** Records **
══════════
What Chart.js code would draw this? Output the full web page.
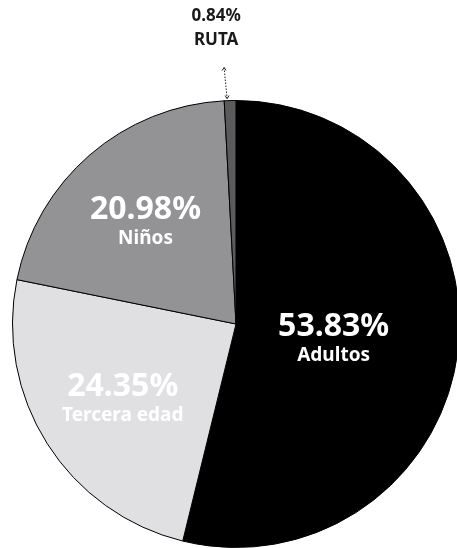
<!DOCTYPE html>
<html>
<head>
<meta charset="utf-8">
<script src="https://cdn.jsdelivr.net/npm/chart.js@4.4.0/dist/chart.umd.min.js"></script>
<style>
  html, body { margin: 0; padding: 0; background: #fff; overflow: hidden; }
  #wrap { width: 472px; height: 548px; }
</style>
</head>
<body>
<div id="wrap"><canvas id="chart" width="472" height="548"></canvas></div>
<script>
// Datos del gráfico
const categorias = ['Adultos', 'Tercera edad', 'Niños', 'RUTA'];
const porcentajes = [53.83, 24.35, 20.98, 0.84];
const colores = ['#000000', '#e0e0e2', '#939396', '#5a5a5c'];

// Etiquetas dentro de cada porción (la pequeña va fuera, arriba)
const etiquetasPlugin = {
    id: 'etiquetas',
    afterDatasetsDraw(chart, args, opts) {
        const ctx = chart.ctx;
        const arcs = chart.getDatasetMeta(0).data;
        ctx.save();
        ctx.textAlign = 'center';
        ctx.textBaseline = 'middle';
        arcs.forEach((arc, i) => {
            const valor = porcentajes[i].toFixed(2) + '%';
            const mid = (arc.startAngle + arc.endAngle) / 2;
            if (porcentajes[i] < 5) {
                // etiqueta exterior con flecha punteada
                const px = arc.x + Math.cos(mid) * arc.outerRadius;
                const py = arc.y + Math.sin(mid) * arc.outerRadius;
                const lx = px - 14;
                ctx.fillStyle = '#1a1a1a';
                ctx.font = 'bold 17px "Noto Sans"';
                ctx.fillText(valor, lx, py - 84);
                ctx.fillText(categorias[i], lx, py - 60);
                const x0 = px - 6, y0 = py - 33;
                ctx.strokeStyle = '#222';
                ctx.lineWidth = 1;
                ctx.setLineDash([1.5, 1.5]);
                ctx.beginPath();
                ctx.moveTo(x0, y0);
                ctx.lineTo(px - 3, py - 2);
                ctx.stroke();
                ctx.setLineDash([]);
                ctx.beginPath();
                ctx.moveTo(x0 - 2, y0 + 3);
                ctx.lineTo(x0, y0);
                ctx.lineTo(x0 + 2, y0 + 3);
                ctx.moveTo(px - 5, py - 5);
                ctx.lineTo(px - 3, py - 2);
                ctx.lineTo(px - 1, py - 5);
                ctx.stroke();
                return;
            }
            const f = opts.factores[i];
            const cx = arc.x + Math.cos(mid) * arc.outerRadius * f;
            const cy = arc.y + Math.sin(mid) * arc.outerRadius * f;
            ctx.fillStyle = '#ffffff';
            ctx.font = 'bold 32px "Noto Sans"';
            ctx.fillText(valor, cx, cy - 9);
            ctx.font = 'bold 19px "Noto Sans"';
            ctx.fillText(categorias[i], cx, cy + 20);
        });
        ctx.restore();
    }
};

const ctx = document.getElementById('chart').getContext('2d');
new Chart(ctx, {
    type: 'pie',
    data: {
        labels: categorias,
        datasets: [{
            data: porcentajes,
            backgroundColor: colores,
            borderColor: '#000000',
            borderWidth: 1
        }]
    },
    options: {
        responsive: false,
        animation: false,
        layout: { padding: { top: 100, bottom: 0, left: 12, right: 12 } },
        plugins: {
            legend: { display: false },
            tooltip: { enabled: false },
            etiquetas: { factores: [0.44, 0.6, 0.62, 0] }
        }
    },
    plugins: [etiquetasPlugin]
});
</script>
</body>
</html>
══════════
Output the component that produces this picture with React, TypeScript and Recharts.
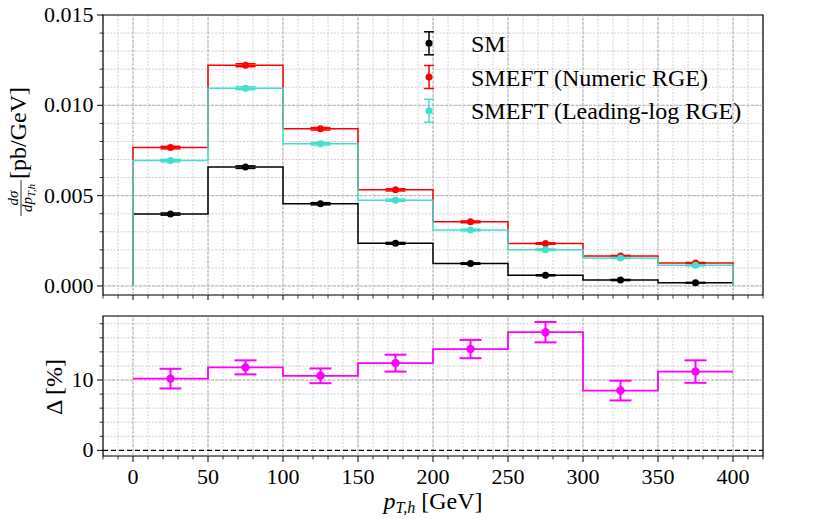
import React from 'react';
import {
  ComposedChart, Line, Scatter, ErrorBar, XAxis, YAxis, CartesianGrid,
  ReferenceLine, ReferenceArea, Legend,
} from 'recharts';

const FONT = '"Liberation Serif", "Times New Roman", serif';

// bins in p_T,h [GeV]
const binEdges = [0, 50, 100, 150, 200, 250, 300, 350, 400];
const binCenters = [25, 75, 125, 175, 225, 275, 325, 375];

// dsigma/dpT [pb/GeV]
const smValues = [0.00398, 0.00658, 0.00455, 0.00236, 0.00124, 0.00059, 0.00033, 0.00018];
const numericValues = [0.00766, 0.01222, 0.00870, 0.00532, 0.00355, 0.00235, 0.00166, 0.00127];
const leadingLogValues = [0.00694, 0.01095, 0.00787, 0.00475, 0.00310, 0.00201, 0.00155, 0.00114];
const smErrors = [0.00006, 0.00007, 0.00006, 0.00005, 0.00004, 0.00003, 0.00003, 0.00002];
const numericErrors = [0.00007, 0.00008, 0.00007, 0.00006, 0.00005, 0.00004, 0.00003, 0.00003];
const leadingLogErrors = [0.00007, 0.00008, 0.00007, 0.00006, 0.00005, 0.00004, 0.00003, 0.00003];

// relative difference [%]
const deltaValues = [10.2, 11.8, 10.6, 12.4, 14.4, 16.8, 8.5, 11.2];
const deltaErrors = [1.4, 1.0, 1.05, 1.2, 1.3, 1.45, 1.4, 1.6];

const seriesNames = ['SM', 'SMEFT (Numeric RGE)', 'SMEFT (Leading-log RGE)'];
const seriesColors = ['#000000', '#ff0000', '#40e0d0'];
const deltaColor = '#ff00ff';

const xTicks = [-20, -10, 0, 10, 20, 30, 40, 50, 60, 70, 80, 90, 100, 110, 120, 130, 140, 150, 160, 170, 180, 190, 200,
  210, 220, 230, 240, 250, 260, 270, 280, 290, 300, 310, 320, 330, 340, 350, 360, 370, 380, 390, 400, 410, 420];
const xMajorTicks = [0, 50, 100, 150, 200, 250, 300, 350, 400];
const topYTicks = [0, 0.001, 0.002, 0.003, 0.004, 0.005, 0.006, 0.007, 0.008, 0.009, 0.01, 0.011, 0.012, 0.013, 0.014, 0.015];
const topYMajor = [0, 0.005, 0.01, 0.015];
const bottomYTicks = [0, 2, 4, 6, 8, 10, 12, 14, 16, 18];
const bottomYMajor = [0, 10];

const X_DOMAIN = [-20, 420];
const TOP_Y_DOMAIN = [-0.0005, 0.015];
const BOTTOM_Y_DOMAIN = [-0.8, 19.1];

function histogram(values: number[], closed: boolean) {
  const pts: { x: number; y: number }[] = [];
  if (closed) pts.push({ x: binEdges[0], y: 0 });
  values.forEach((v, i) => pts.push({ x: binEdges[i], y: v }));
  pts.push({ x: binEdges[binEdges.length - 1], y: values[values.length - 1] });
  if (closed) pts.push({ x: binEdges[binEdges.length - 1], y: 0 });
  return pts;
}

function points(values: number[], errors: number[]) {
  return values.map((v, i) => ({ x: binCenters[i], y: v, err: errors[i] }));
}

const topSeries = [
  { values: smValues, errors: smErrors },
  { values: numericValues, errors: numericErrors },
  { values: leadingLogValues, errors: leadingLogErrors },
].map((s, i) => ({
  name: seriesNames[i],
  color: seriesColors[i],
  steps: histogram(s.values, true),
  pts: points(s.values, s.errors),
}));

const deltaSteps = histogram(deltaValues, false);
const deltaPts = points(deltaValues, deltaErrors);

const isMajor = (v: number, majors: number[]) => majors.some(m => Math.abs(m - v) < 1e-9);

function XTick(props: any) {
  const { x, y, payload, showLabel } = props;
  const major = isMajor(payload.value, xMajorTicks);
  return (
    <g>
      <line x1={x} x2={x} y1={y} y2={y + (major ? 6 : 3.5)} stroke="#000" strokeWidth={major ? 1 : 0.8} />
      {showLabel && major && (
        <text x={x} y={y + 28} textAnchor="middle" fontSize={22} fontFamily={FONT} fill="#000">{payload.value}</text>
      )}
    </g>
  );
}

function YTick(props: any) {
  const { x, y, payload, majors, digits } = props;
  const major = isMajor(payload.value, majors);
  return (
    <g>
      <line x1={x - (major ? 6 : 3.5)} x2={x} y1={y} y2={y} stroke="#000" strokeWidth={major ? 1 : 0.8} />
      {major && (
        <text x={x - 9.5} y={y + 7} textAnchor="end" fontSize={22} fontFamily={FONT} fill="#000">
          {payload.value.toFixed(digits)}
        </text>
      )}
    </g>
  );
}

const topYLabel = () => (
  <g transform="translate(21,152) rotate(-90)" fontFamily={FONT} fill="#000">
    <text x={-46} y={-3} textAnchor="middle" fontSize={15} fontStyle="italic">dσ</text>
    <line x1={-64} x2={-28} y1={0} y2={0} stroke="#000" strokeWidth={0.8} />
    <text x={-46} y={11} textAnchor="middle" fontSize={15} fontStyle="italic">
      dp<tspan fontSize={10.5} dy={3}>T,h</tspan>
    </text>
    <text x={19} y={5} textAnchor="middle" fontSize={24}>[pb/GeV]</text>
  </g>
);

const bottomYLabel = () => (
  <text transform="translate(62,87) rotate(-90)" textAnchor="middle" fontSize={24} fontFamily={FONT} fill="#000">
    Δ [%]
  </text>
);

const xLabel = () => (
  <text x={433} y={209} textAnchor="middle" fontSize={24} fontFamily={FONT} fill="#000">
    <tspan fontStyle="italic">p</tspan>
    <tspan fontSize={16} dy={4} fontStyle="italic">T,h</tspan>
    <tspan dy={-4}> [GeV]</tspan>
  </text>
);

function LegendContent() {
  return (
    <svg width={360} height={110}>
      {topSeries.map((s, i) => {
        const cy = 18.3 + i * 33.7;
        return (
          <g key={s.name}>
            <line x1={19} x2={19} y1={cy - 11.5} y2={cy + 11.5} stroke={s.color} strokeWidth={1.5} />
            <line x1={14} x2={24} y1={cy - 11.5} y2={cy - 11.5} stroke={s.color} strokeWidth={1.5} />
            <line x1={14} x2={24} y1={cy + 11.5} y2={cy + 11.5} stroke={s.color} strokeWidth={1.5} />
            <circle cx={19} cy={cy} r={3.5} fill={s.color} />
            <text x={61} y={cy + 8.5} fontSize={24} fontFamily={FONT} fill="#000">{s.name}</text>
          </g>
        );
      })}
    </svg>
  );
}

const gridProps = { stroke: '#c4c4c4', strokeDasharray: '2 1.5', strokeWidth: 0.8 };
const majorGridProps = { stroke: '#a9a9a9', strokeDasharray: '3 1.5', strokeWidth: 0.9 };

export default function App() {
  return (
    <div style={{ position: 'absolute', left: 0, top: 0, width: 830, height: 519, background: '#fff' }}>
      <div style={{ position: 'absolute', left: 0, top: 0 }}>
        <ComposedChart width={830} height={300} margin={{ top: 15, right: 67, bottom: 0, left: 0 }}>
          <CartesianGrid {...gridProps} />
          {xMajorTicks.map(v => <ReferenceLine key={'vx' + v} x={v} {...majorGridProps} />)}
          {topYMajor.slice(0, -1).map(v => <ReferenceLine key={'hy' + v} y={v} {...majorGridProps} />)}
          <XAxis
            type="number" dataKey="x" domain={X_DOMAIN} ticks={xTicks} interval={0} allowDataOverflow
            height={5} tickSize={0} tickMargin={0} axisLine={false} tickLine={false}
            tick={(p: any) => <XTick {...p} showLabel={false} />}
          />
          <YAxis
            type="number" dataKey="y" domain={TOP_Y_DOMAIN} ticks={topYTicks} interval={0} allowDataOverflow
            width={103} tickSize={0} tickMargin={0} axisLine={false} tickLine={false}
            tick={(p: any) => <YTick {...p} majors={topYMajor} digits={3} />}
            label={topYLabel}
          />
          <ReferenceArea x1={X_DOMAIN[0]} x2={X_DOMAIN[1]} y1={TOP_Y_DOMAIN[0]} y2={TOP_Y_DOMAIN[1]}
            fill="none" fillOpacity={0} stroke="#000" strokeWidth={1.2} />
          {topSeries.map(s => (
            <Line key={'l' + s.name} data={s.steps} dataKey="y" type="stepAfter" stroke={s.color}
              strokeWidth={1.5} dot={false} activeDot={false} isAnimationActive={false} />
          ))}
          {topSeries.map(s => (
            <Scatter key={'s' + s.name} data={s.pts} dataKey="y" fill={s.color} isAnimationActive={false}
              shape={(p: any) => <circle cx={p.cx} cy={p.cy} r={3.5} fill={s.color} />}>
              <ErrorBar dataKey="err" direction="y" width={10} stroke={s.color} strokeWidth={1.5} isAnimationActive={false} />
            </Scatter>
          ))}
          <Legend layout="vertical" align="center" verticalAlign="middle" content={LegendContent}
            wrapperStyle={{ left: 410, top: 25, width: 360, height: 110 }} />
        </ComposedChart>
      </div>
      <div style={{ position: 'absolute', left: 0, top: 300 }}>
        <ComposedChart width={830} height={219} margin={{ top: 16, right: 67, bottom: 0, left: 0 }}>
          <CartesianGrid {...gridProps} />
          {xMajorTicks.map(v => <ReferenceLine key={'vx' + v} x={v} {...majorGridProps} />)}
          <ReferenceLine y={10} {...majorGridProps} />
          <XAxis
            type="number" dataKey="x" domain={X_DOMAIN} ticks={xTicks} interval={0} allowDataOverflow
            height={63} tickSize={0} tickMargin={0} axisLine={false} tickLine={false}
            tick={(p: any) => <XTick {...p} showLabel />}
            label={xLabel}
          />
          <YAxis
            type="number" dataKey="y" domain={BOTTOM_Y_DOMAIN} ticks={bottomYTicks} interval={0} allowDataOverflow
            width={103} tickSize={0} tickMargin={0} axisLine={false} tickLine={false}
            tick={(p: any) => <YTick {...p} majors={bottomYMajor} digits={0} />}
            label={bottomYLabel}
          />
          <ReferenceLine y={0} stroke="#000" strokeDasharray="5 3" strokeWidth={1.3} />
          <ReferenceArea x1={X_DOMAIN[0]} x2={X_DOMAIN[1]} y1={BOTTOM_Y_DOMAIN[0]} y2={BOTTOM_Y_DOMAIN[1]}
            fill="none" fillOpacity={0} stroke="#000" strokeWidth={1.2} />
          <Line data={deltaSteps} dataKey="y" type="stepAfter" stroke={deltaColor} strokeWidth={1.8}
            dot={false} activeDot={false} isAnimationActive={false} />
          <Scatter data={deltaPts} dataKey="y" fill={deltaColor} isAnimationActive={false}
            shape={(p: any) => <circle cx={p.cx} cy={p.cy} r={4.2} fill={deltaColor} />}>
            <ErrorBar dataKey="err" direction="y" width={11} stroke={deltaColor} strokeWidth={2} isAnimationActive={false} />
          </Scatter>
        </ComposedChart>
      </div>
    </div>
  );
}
══════════
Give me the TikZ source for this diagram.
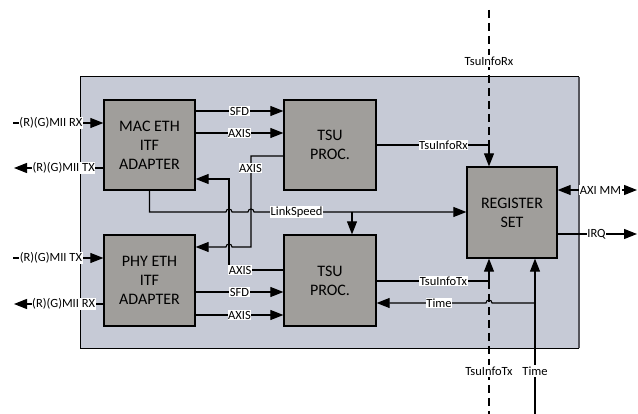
══════════
** Exercise **
Keep to the lines between the line with "What Chart.js code" and the line with "const colores = ['#000000', '#e0e0e2', '#939396', '#5a5a5c'];", inclusive, and transcribe them without pictures.

** Task output **
What Chart.js code would draw this? Output the full web page.
<!DOCTYPE html>
<html>
<head>
<meta charset="utf-8">
<script src="https://cdn.jsdelivr.net/npm/chart.js@4.4.0/dist/chart.umd.min.js"></script>
<style>
  html, body { margin: 0; padding: 0; background: #fff; overflow: hidden; }
  #wrap { width: 472px; height: 548px; }
</style>
</head>
<body>
<div id="wrap"><canvas id="chart" width="472" height="548"></canvas></div>
<script>
// Datos del gráfico
const categorias = ['Adultos', 'Tercera edad', 'Niños', 'RUTA'];
const porcentajes = [53.83, 24.35, 20.98, 0.84];
const colores = ['#000000', '#e0e0e2', '#939396', '#5a5a5c'];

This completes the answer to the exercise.